Fez, em Março deste ano, 1 ano desde que a VALE Moçambique parou de explorar o carvão mineral no distrito de Moatize, província de Tete, deixando para trás milhares de famílias afectadas que ainda esperam compensações, reparações e justiça. Aquilo que para muitos parecia um rumor confirmou-se com o anúncio do Ministério de Recursos Minerais e Energia (MIREME), a 25 de Março de 2022, em que autorizava a venda dos activos da VALE Moçambique, ignorando o apelo de dezenas de organizações da sociedade civil que exigiam que a VALE resolvesse todos os seus pendentes antes de sair do país.
Numa carta aberta assinada por 29 organizações da sociedade civil e grupos afectados pela VALE, e enviada para o MIREME, estas afirmavam terem “envidado esforços para documentar e denunciar as graves e variadas violações de direitos humanos perpetradas pela empresa VALE Moçambique e o incumprimento das suas obrigações, incluindo a sua contribuição para a degradação ambiental no Distrito de Moatize. Existem ainda inúmeros processos legais em curso (…) contra a empresa VALE Moçambique, que devem ser finalizados antes que a venda seja autorizada por este Ministério.” Vários anexos foram enviados juntamente com a carta, para corroborar estas alegações. Não obstante, o governo fez-se de surdo e o Ministro dos Recursos Minerais e Energia autorizou a venda em menos de 20 dias após tomar posse – um recorde de rapidez numa decisão tão sensível quanto controversa.
As operações de exploração de carvão mineral na mina de Moatize (II, III e IV) passaram então para a gestão da empresa Vulcan Minerals, parte do grupo Indiano Jindal, que adquiriu os activos da VALE num negócio de cerca de 270 milhões de dólares. Importa lembrar que o grupo Jindal já vem explorando desde 2013 a mina de Chirodzi, no distrito de Marara, também na província de Tete, com um historial manchado de violações de Direitos Humanos e atropelos à legislação Moçambicana – apesar dos seus inúmeros selos de sustentabilidade e alegados compromissos com a responsabilidade social corporativa.

Um ano depois, o balanço do que se vive em Moatize vem confirmar os piores receios das comunidades locais e das organizações da sociedade civil: tudo continua na mesma. As centenas de oleiros e camponeses que foram expulsos das margens do rio pela VALE, onde praticavam as suas actividades de subsistência, continuam a participar nas intermináveis e desrespeitosas reuniões com o governo e a empresa, sem que se determine o valor que devem receber de compensação. As milhares de pessoas reassentadas continuam com os mesmos problemas, de Cateme a 25 de Setembro: casas mal construídas, falta de terra para fazerem as suas machambas, e falta de opções para ganhar o seu pão. As milhares de famílias que vivem ao redor da mina continuam a reclamar da poeira e das rachas, e a morrer de doenças respiratórias ou doenças ligadas ao stress cotidiano devido à situação em que vivem.

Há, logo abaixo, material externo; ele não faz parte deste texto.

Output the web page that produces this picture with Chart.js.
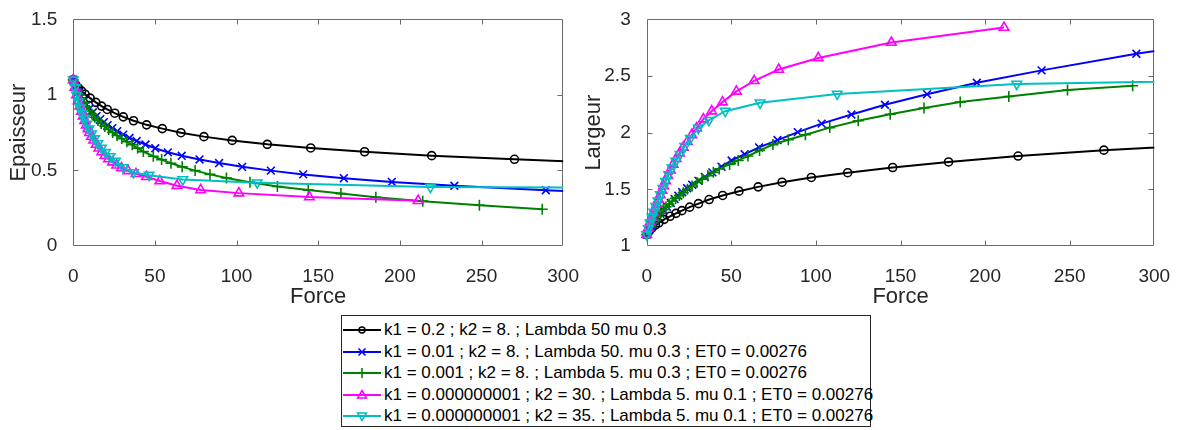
<!DOCTYPE html>
<html><head><meta charset="utf-8">
<script src="https://cdn.jsdelivr.net/npm/chart.js@4.4.1/dist/chart.umd.min.js"></script>
<style>
html,body{margin:0;padding:0;background:#fff;width:1183px;height:430px;overflow:hidden;font-family:"Liberation Sans",Arial,sans-serif;}
canvas{position:absolute;top:0;}
#c1{left:0;}
#c2{left:575px;}
#legend{position:absolute;left:341px;top:315px;width:530px;height:112px;border:1px solid #262626;background:#fff;box-sizing:border-box;}
.row{position:absolute;left:0;height:20px;display:flex;align-items:center;white-space:nowrap;font-size:17px;color:#000;}
.row svg{flex:none;margin-left:0;margin-right:1px;}
</style></head>
<body>
<canvas id="c1" width="590" height="310"></canvas>
<canvas id="c2" width="608" height="310"></canvas>
<div id="legend"></div>
<script>
// ---- data ----
const seriesNames = [
  "k1 = 0.2 ; k2 = 8. ; Lambda 50 mu 0.3",
  "k1 = 0.01 ; k2 = 8. ; Lambda 50. mu 0.3 ; ET0 = 0.00276",
  "k1 = 0.001 ; k2 = 8. ; Lambda 5. mu 0.3 ; ET0 = 0.00276",
  "k1 = 0.000000001 ; k2 = 30. ; Lambda 5. mu 0.1 ; ET0 = 0.00276",
  "k1 = 0.000000001 ; k2 = 35. ; Lambda 5. mu 0.1 ; ET0 = 0.00276"
];
const force1 = [0, 1.5, 3.2, 5.1, 7.2, 10.3, 13.8, 17.3, 20.8, 25.4, 30.6, 36.9, 44.9, 54.5, 65.9, 80.0, 97.3, 118.8, 145.4, 178.4, 219.5, 270.2, 331.8];
const epaisseur1 = [1.1, 1.065, 1.045, 1.025, 1.005, 0.979, 0.951, 0.926, 0.904, 0.879, 0.855, 0.829, 0.802, 0.777, 0.750, 0.724, 0.699, 0.673, 0.649, 0.624, 0.598, 0.574, 0.548];
const largeur1 = [1.1, 1.135, 1.16, 1.185, 1.205, 1.235, 1.262, 1.288, 1.312, 1.343, 1.374, 1.41, 1.446, 1.484, 1.522, 1.563, 1.605, 1.647, 1.693, 1.742, 1.794, 1.846, 1.895];

const force2 = [0, 1.5, 3.0, 4.6, 6.3, 8.1, 10.0, 12.0, 14.2, 16.5, 18.7, 21.0, 23.9, 26.9, 30.6, 34.4, 38.8, 44.2, 50.2, 57.9, 66.4, 77.3, 89.3, 103.4, 121.0, 140.8, 165.7, 195.1, 233.4, 289.4, 360.0];
const epaisseur2 = [1.1, 1.06, 1.02, 0.99, 0.96, 0.935, 0.91, 0.885, 0.86, 0.84, 0.82, 0.80, 0.78, 0.76, 0.737, 0.715, 0.695, 0.672, 0.647, 0.620, 0.597, 0.573, 0.549, 0.524, 0.499, 0.474, 0.449, 0.424, 0.399, 0.369, 0.34];
const largeur2 = [1.1, 1.14, 1.18, 1.22, 1.255, 1.285, 1.315, 1.345, 1.38, 1.415, 1.445, 1.475, 1.51, 1.54, 1.575, 1.61, 1.65, 1.70, 1.755, 1.81, 1.87, 1.935, 2.005, 2.08, 2.16, 2.247, 2.34, 2.441, 2.55, 2.697, 2.85];

const force3 = [0, 1.2, 2.5, 3.8, 5.2, 6.6, 8.1, 9.7, 11.4, 13.2, 15.1, 17.1, 19.3, 21.6, 24.1, 26.8, 29.7, 32.8, 36.1, 39.4, 42.9, 49.0, 54.1, 59.8, 66.7, 74.6, 83.7, 93.8, 108.2, 125.0, 143.9, 163.9, 185.3, 214.0, 248.7, 287.2];
const epaisseur3 = [1.1, 1.065, 1.03, 1.0, 0.972, 0.946, 0.921, 0.897, 0.874, 0.852, 0.831, 0.811, 0.791, 0.771, 0.751, 0.731, 0.711, 0.69, 0.67, 0.648, 0.625, 0.594, 0.572, 0.548, 0.524, 0.499, 0.474, 0.450, 0.422, 0.394, 0.370, 0.347, 0.323, 0.297, 0.270, 0.243];
const largeur3 = [1.1, 1.135, 1.17, 1.2, 1.23, 1.26, 1.29, 1.32, 1.345, 1.37, 1.395, 1.42, 1.445, 1.47, 1.50, 1.53, 1.56, 1.59, 1.62, 1.65, 1.68, 1.72, 1.755, 1.794, 1.843, 1.895, 1.938, 1.982, 2.045, 2.106, 2.163, 2.218, 2.27, 2.32, 2.377, 2.414];

const force4 = [0, 1, 2, 3, 4, 5, 6, 7, 8, 9, 10, 11.2, 12.5, 14.0, 15.6, 17.4, 19.4, 21.6, 24.0, 26.6, 29.5, 33.5, 38.4, 44.8, 53.0, 63.5, 78.0, 101.4, 144.6, 211.2];
const epaisseur4 = [1.1, 1.05, 1.0, 0.96, 0.925, 0.89, 0.86, 0.83, 0.80, 0.775, 0.75, 0.725, 0.70, 0.672, 0.647, 0.622, 0.598, 0.576, 0.555, 0.535, 0.516, 0.497, 0.478, 0.458, 0.430, 0.399, 0.371, 0.350, 0.324, 0.300];
const largeur4 = [1.1, 1.16, 1.21, 1.255, 1.295, 1.33, 1.37, 1.41, 1.45, 1.49, 1.53, 1.575, 1.62, 1.67, 1.72, 1.77, 1.82, 1.87, 1.92, 1.98, 2.04, 2.12, 2.19, 2.27, 2.365, 2.458, 2.558, 2.66, 2.796, 2.928];

const force5 = [0, 1, 2, 3.1, 4.2, 5.4, 6.7, 8.1, 9.6, 11.2, 13.0, 15.0, 17.2, 19.7, 22.5, 25.8, 30.5, 36.8, 46.4, 67.0, 112.6, 218.7, 460.0];
const epaisseur5 = [1.1, 1.05, 1.0, 0.955, 0.915, 0.878, 0.843, 0.808, 0.775, 0.743, 0.711, 0.679, 0.649, 0.62, 0.592, 0.563, 0.52, 0.487, 0.469, 0.44, 0.419, 0.39, 0.38];
const largeur5 = [1.1, 1.155, 1.205, 1.255, 1.30, 1.35, 1.40, 1.455, 1.51, 1.57, 1.63, 1.69, 1.75, 1.81, 1.88, 1.95, 2.04, 2.11, 2.19, 2.264, 2.342, 2.43, 2.49];

const xTicks = [0, 50, 100, 150, 200, 250, 300];
const yTicksEpaisseur = [0, 0.5, 1, 1.5];
const yTicksLargeur = [1, 1.5, 2, 2.5, 3];

// ---- styles ----
const colors = ['#000000', '#0000ff', '#008000', '#ff00ff', '#00bfbf'];
const markers = [
  {style: 'circle', radius: 4, rot: 0},
  {style: 'crossRot', radius: 5.5, rot: 0},
  {style: 'cross', radius: 5.5, rot: 0},
  {style: 'triangle', radius: 5.5, rot: 0},
  {style: 'triangle', radius: 5.5, rot: 180}
];
const forces = [force1, force2, force3, force4, force5];
const eps = [epaisseur1, epaisseur2, epaisseur3, epaisseur4, epaisseur5];
const lgs = [largeur1, largeur2, largeur3, largeur4, largeur5];

const textColor = '#262626';
const axisColor = '#6a6a6a';
const tickFont = {family: '"Liberation Sans", Arial, sans-serif', size: 19};
const titleFont = {family: '"Liberation Sans", Arial, sans-serif', size: 22};

function makeDatasets(ys) {
  return forces.map((f, i) => ({
    label: seriesNames[i],
    data: f.map((v, j) => ({x: v, y: ys[i][j]})),
    showLine: true,
    borderColor: colors[i],
    backgroundColor: 'transparent',
    borderWidth: 2,
    pointStyle: markers[i].style,
    pointRadius: markers[i].radius,
    pointRotation: markers[i].rot,
    pointBorderColor: colors[i],
    pointBackgroundColor: 'rgba(0,0,0,0)',
    pointBorderWidth: 1.6,
    tension: 0,
    order: 4 - i,
    clip: {left: 10, top: 10, right: 0, bottom: 10}
  }));
}

const boxPlugin = {
  id: 'mbox',
  beforeDatasetsDraw(chart) {
    const {ctx, chartArea: a, scales: {x, y}} = chart;
    ctx.save();
    ctx.strokeStyle = axisColor;
    ctx.lineWidth = 1;
    const L = Math.round(a.left) + 0.5, R = Math.round(a.right) - 0.5;
    const T = Math.round(a.top) + 0.5, B = Math.round(a.bottom) - 0.5;
    ctx.beginPath();
    ctx.rect(L, T, R - L, B - T);
    const tl = 5;
    x.ticks.forEach(t => {
      if (t.value <= x.min || t.value >= x.max) return;
      const p = Math.round(x.getPixelForValue(t.value)) + 0.5;
      ctx.moveTo(p, B); ctx.lineTo(p, B - tl);
      ctx.moveTo(p, T); ctx.lineTo(p, T + tl);
    });
    y.ticks.forEach(t => {
      if (t.value <= y.min || t.value >= y.max) return;
      const p = Math.round(y.getPixelForValue(t.value)) + 0.5;
      ctx.moveTo(L, p); ctx.lineTo(L + tl, p);
      ctx.moveTo(R, p); ctx.lineTo(R - tl, p);
    });
    ctx.stroke();
    ctx.restore();
  }
};

function makeChart(id, ys, yTicks, yTitle, yWidth, padRight, padTop) {
  return new Chart(document.getElementById(id), {
    type: 'scatter',
    data: {datasets: makeDatasets(ys)},
    options: {
      responsive: false,
      animation: false,
      events: [],
      layout: {padding: {left: 0, right: padRight, top: padTop, bottom: 0}},
      plugins: {legend: {display: false}, tooltip: {enabled: false}},
      scales: {
        x: {
          type: 'linear',
          min: xTicks[0], max: xTicks[xTicks.length - 1],
          afterBuildTicks: s => { s.ticks = xTicks.map(v => ({value: v})); },
          grid: {display: false},
          border: {display: false},
          ticks: {color: textColor, font: tickFont, padding: 11, maxRotation: 0, autoSkip: false,
                  callback: v => String(v)},
          title: {display: true, text: 'Force', color: textColor, font: titleFont, padding: {top: 0, bottom: 0}},
          afterFit: s => { s.height = 64; }
        },
        y: {
          type: 'linear',
          min: yTicks[0], max: yTicks[yTicks.length - 1],
          afterBuildTicks: s => { s.ticks = yTicks.map(v => ({value: v})); },
          grid: {display: false},
          border: {display: false},
          ticks: {color: textColor, font: tickFont, padding: 8, autoSkip: false,
                  callback: v => String(v)},
          title: {display: true, text: yTitle, color: textColor, font: titleFont, padding: {top: 6, bottom: 0}},
          afterFit: s => { s.width = yWidth; }
        }
      }
    },
    plugins: [boxPlugin]
  });
}

makeChart('c1', eps, yTicksEpaisseur, 'Epaisseur', 73.3, 26.7, 14.5);
makeChart('c2', lgs, yTicksLargeur, 'Largeur', 71.7, 28.7, 15.5);

// ---- legend (HTML text, small svg symbols) ----
function symbolSvg(i) {
  const c = colors[i];
  let m = '';
  const cx = 20, cy = 10;
  if (i === 0) m = `<circle cx="${cx}" cy="${cy}" r="3" fill="none" stroke="${c}" stroke-width="1.5"/>`;
  if (i === 1) m = `<path d="M${cx-3.5} ${cy-3.5}L${cx+3.5} ${cy+3.5}M${cx+3.5} ${cy-3.5}L${cx-3.5} ${cy+3.5}" stroke="${c}" stroke-width="1.6"/>`;
  if (i === 2) m = `<path d="M${cx-5} ${cy}L${cx+5} ${cy}M${cx} ${cy-5}L${cx} ${cy+5}" stroke="${c}" stroke-width="1.6"/>`;
  if (i === 3) m = `<path d="M${cx} ${cy-4.5}L${cx+4.5} ${cy+3}L${cx-4.5} ${cy+3}Z" fill="none" stroke="${c}" stroke-width="1.5"/>`;
  if (i === 4) m = `<path d="M${cx} ${cy+4.5}L${cx+4.5} ${cy-3}L${cx-4.5} ${cy-3}Z" fill="none" stroke="${c}" stroke-width="1.5"/>`;
  return `<svg width="41" height="20" viewBox="0 0 41 20"><line x1="1" y1="10" x2="39" y2="10" stroke="${c}" stroke-width="2"/>${m}</svg>`;
}
const legendEl = document.getElementById('legend');
const rowCenters = [15, 36.5, 58, 79.5, 101];
seriesNames.forEach((n, i) => {
  const r = document.createElement('div');
  r.className = 'row';
  r.style.top = (rowCenters[i] - 10 - 1) + 'px';
  r.innerHTML = symbolSvg(i) + '<span>' + n + '</span>';
  legendEl.appendChild(r);
});
</script>
</body></html>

Vergonha na cara limpa-se com caras de Samora!
Para as grandes empresas mineradoras – seja a VALE, seja a Vulcan, seja qualquer outra transnacional – mais um ano sem pagar as devidas compensações às pessoas e comunidades afectadas pelas suas actividades significa mais lucro, e com alguma sorte, algumas destas pessoas que estão a reivindicar os seus direitos morrem ou desistem no processo. O tempo está sempre do seu lado: enquanto ministros conseguem analisar um processo de venda de milhões de dólares em menos de 20 dias, mais de 5 anos não são suficientes para pagar às famílias afectadas o que é seu de direito: compensação por expropriação. É por estas e por tantas outras que governos perdem o seu povo. Se algum lugar do nosso país simboliza tudo aquilo que o nosso modelo de ‘desenvolvimento’ extractivista, neoliberal e neocolonial não é – nem nunca será – capaz de trazer, esse lugar é Moatize. Com a sua insuportável poeira e um fedor de promessas falsas pelo ar.